With this in mind, he decided to sculpt a bucking bronco for his first piece. Using techniques from his previous works to help focus the subject's figure, Remington removed the figure from its context and isolated it into a grounded free-floating form, thus achieving a lifelike quality and vigorous movement. The artist's reference file for the sculpture included a photograph of a cowboy that very closely resembled his 1892 illustration of A Bucking Bronco. The Bronco Buster followed the same kind of process liberating horse and man from two-dimensionality as before.

On September 13, 1898, at Camp Wickoff at Montauk Point, New York, the Rough Riders gave Theodore Roosevelt a casting of The Bronco Buster. Of the gift Remington said it was "the greatest compliment I ever had...After this everything will be mere fuss." Roosevelt responded, "There could have been no more appropriate gift from such a regiment." The cast which Theodore Roosevelt's Rough Riders gave him is now at the Sagamore Hill National Historic Site, Oyster Bay, New York.

An original cast resided in the Oval Office, a gift of Virginia Hatfield and Mrs. Louis Hatfield Stickney, from Jimmy Carter's to Donald Trump's administrations. It was moved out of the office during the Biden administration.
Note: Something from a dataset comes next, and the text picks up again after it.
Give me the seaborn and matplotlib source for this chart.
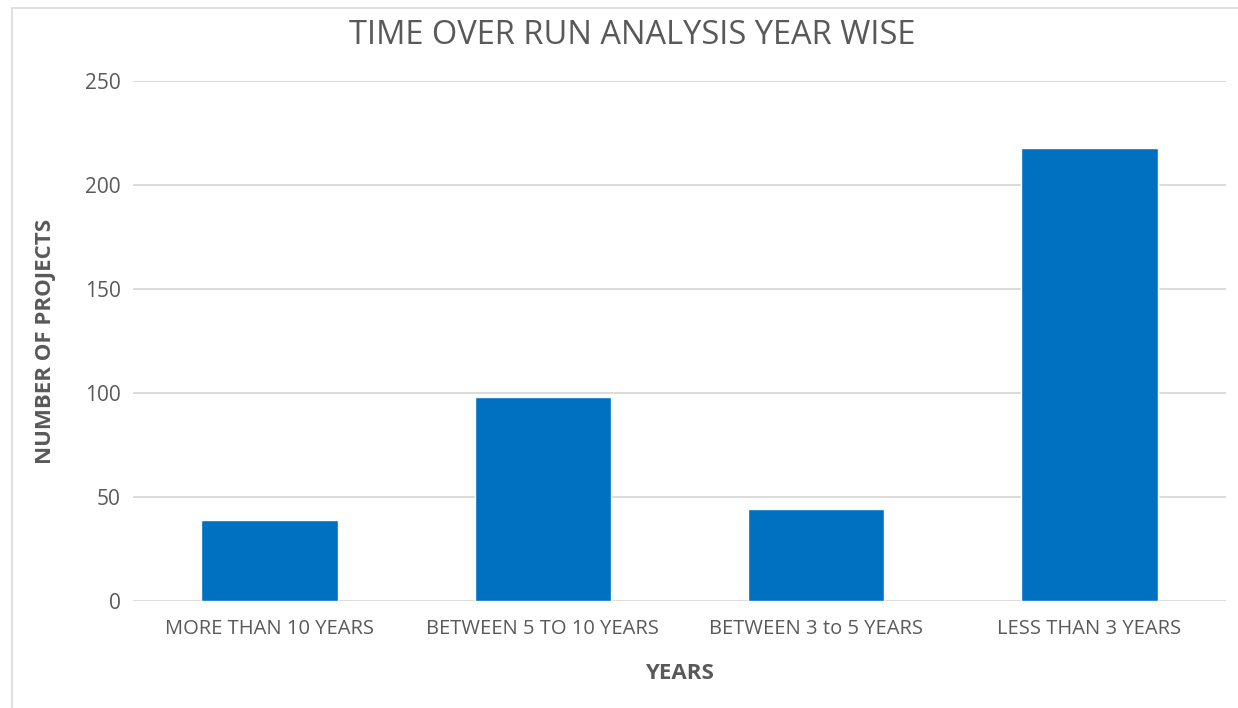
import matplotlib
matplotlib.use("Agg")
import matplotlib.pyplot as plt
import seaborn as sns
import pandas as pd
from matplotlib.patches import Rectangle

categories = ["MORE THAN 10 YEARS", "BETWEEN 5 TO 10 YEARS", "BETWEEN 3 to 5 YEARS", "LESS THAN 3 YEARS"]
projects = [39, 98, 44, 218]
y_ticks = [0, 50, 100, 150, 200, 250]

df = pd.DataFrame({"years": categories, "projects": projects})

sns.set_theme(style="white")
plt.rcParams["font.family"] = ["Open Sans", "DejaVu Sans"]

fig = plt.figure(figsize=(12.38, 7.08), dpi=100)
ax = fig.add_axes([133 / 1238, 1 - 601 / 708, (1226 - 133) / 1238, (601 - 81) / 708])

sns.barplot(data=df, x="years", y="projects", color="#0070C0", saturation=1,
            width=0.5, ax=ax, zorder=3)

ax.set_ylim(0, 250)
ax.set_xlim(-0.5, 3.5)
ax.set_yticks(y_ticks)
ax.yaxis.grid(True, color="#D9D9D9", linewidth=1.3, zorder=0)
ax.set_axisbelow(True)
for s in ax.spines.values():
    s.set_visible(False)
ax.tick_params(axis="both", length=0, colors="#595959")
ax.tick_params(axis="x", labelsize=14.5, pad=13)
ax.tick_params(axis="y", labelsize=15, pad=9)

ax.set_xlabel("YEARS", fontsize=16, fontweight="bold", color="#595959")
ax.set_ylabel("NUMBER OF PROJECTS", fontsize=16, fontweight="bold", color="#595959")
ax.xaxis.set_label_coords(0.5, (601 - 663) / 520)
ax.yaxis.set_label_coords((56 - 133) / 1093, 0.5)
fig.text(632 / 1238, 1 - 36 / 708, "TIME OVER RUN ANALYSIS YEAR WISE",
         ha="center", va="center", fontsize=23.5, color="#595959")

# chart area frame
fig.patches.append(Rectangle((12 / 1238, -0.01), 1.0, 1 - 8 / 708 + 0.01,
                             transform=fig.transFigure, fill=False,
                             edgecolor="#D9D9D9", linewidth=1.2))

fig.savefig("out.png", dpi=100, facecolor="white")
Another original Remington sculpture, The Cowboy, 1907, is located along Kelly Drive (formerly known as East River Drive) in Fairmount Park, Philadelphia. It is Remington's only commissioned sculpture and only monument, and a different sculpture from The Bronco Buster.

== In popular culture ==
The Oval Office statue can be seen in the 2009 photograph Hair Like Mine.

In 2014, the Denver Art Museum made a bet with the Seattle Art Museum over the outcome of Super Bowl XLVIII, wherein the losing city's museum would temporarily loan the other a work of art. Denver put up a cast of Bronco Buster against Seattle's Sound of Waves, a 1901 Japanese screen by artist Tsuji Kakō. As the Denver Broncos lost to the Seattle Seahawks, the bronze was shipped to Seattle where it was scheduled to be on display for three months.